**What is needed:**
Pictures must not be retyped. Return exactly the lines from the one with "Recreate this image" through the one with "import pandas as pd", both included, and no others.

(Dataset entries)
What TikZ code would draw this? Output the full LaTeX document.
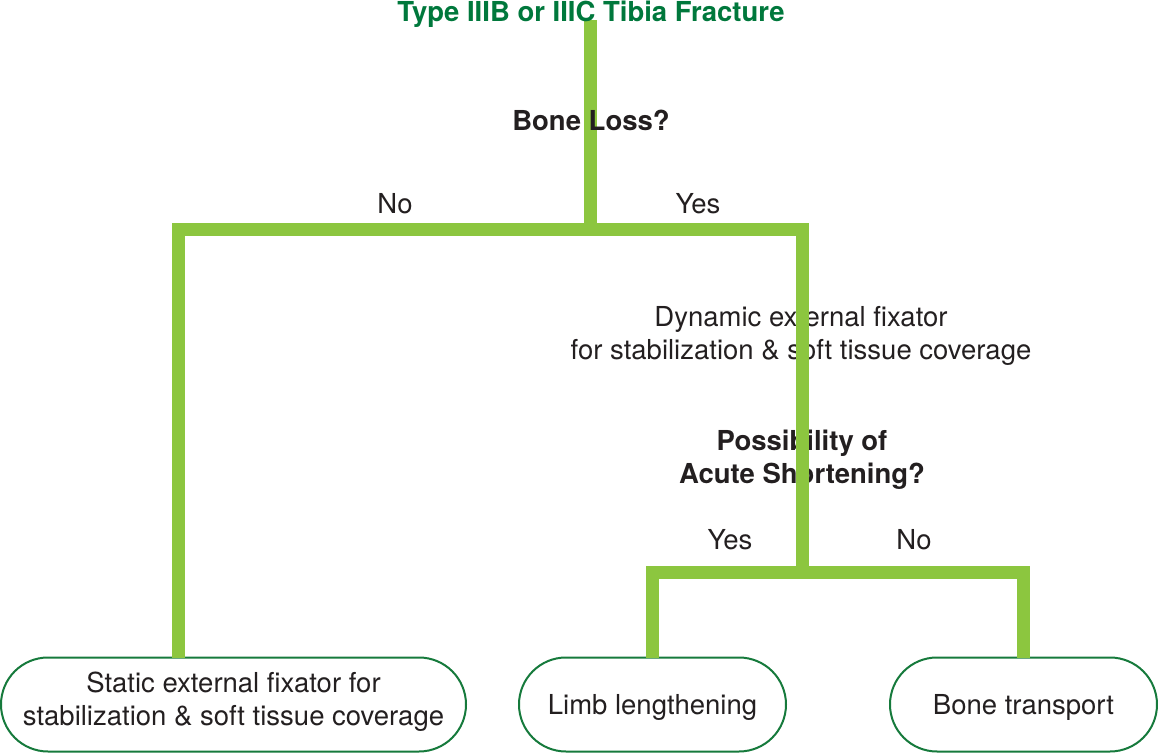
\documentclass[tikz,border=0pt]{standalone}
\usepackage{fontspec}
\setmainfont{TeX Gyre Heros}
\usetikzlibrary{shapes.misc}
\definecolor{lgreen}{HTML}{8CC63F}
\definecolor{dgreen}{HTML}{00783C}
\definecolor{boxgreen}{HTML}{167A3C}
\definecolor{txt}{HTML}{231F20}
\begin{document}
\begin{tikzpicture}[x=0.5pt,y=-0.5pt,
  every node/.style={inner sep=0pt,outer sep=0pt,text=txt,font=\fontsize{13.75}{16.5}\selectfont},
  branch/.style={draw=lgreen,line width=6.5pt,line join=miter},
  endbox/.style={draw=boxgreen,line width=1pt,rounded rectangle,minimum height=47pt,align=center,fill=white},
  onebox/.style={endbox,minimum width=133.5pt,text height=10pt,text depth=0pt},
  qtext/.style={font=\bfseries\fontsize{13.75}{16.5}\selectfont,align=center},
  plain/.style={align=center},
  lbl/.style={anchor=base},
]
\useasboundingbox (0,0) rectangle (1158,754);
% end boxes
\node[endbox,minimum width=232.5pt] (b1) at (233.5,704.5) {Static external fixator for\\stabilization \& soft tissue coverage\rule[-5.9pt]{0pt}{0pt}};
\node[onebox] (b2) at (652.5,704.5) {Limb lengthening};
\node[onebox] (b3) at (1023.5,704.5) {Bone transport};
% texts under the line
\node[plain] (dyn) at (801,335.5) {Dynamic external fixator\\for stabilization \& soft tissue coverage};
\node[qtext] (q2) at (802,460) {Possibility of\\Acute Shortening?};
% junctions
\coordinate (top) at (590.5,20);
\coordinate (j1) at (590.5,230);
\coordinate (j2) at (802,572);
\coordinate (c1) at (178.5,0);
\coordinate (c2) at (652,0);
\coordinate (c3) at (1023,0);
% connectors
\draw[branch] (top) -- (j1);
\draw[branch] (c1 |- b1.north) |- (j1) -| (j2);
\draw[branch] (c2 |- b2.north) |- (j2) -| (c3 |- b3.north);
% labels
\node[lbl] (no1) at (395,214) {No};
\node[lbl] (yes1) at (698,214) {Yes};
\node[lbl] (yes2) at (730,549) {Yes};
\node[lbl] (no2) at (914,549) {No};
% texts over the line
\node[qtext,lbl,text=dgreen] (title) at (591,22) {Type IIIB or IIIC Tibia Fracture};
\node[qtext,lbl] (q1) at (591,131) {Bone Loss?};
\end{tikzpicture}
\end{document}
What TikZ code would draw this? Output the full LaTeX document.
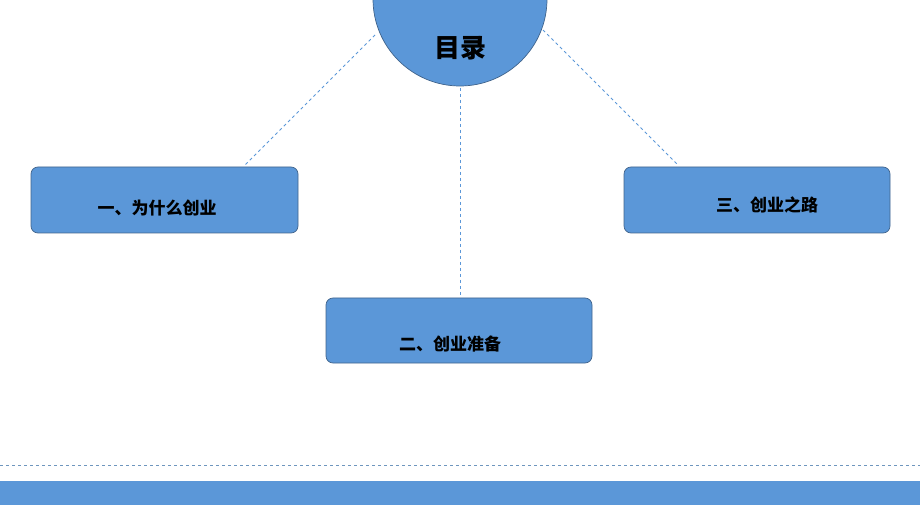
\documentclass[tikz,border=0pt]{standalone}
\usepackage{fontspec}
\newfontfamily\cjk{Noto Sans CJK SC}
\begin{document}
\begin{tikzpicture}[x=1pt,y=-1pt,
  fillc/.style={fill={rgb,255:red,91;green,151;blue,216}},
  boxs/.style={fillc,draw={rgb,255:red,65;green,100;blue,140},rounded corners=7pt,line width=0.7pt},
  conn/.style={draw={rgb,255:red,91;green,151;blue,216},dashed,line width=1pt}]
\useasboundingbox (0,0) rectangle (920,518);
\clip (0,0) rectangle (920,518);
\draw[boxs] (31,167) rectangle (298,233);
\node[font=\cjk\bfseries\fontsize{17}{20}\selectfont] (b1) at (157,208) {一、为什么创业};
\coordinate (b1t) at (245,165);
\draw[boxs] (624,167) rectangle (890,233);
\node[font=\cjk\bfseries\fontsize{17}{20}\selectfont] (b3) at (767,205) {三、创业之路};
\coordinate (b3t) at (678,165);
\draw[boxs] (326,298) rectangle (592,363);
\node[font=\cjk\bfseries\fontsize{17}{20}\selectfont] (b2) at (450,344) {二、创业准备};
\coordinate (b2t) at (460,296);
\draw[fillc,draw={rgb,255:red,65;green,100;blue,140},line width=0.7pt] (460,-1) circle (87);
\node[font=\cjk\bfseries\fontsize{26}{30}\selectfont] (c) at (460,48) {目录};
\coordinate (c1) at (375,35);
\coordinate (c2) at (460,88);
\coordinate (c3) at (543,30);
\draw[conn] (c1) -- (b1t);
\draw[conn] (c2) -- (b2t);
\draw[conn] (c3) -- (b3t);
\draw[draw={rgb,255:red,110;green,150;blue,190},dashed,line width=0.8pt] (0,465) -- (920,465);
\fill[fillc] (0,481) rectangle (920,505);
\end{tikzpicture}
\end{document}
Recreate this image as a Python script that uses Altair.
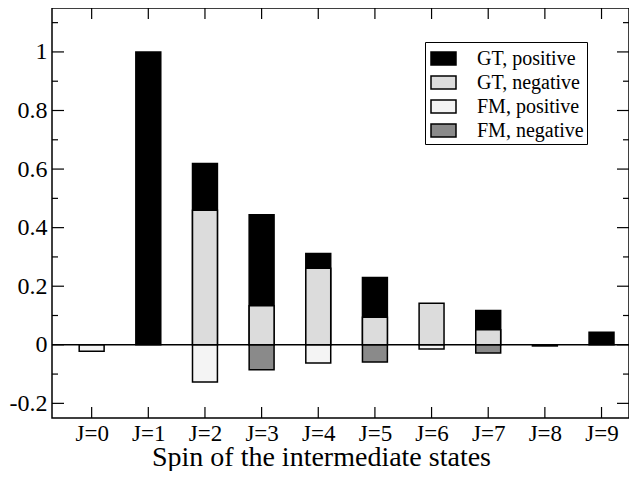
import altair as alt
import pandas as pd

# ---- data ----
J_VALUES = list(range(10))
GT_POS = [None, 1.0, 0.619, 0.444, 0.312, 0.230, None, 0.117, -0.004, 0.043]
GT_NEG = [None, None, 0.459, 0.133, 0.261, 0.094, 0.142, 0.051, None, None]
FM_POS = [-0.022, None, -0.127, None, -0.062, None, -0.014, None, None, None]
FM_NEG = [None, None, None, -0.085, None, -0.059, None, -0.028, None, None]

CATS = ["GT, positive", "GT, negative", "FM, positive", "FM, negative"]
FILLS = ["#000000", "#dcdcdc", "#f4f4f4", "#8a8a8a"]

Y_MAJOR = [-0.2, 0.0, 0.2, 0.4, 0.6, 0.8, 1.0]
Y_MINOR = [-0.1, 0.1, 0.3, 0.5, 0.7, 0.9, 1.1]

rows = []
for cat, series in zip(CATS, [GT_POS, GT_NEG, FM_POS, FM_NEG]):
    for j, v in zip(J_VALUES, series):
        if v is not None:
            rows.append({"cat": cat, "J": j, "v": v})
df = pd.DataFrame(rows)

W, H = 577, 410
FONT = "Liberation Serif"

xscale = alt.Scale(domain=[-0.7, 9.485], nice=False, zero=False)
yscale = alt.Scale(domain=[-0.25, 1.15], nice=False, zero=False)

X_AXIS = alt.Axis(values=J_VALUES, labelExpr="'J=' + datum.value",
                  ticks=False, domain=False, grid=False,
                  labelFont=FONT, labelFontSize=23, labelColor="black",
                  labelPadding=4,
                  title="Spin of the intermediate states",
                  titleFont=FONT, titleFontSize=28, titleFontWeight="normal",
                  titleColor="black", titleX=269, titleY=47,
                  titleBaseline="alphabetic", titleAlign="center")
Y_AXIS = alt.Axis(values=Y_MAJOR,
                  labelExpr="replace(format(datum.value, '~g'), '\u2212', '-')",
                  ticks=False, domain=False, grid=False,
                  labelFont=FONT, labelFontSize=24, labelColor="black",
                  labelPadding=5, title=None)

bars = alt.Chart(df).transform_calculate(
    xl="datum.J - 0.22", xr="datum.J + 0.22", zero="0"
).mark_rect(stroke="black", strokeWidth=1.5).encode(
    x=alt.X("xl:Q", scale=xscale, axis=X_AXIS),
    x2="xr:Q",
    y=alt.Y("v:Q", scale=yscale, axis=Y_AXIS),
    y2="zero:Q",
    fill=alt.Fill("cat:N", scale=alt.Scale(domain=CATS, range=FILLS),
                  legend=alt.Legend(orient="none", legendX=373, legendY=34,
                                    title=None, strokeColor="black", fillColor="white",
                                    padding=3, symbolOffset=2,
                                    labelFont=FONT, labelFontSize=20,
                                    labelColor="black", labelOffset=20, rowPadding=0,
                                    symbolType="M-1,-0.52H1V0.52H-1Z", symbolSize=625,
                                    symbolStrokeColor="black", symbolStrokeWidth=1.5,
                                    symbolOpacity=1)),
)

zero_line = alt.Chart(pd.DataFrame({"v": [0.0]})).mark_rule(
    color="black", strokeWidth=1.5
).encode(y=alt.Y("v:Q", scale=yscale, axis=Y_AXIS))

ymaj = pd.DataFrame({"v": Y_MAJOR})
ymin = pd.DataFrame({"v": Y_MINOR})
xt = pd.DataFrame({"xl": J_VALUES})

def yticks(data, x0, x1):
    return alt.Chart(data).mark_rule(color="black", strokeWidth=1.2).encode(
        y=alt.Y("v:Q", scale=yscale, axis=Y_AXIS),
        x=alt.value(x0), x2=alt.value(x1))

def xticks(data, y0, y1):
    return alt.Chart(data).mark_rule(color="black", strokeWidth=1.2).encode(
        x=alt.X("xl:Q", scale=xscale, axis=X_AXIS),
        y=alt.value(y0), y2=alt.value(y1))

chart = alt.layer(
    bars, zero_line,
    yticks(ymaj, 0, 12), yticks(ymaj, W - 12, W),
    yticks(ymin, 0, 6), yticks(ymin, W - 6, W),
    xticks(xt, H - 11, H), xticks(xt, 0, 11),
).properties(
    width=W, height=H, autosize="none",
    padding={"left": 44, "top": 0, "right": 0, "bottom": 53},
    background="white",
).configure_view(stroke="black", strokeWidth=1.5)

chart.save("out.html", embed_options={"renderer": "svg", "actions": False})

**Exercise result:**
Recreate this image as a Python script that uses Altair.
import altair as alt
import pandas as pd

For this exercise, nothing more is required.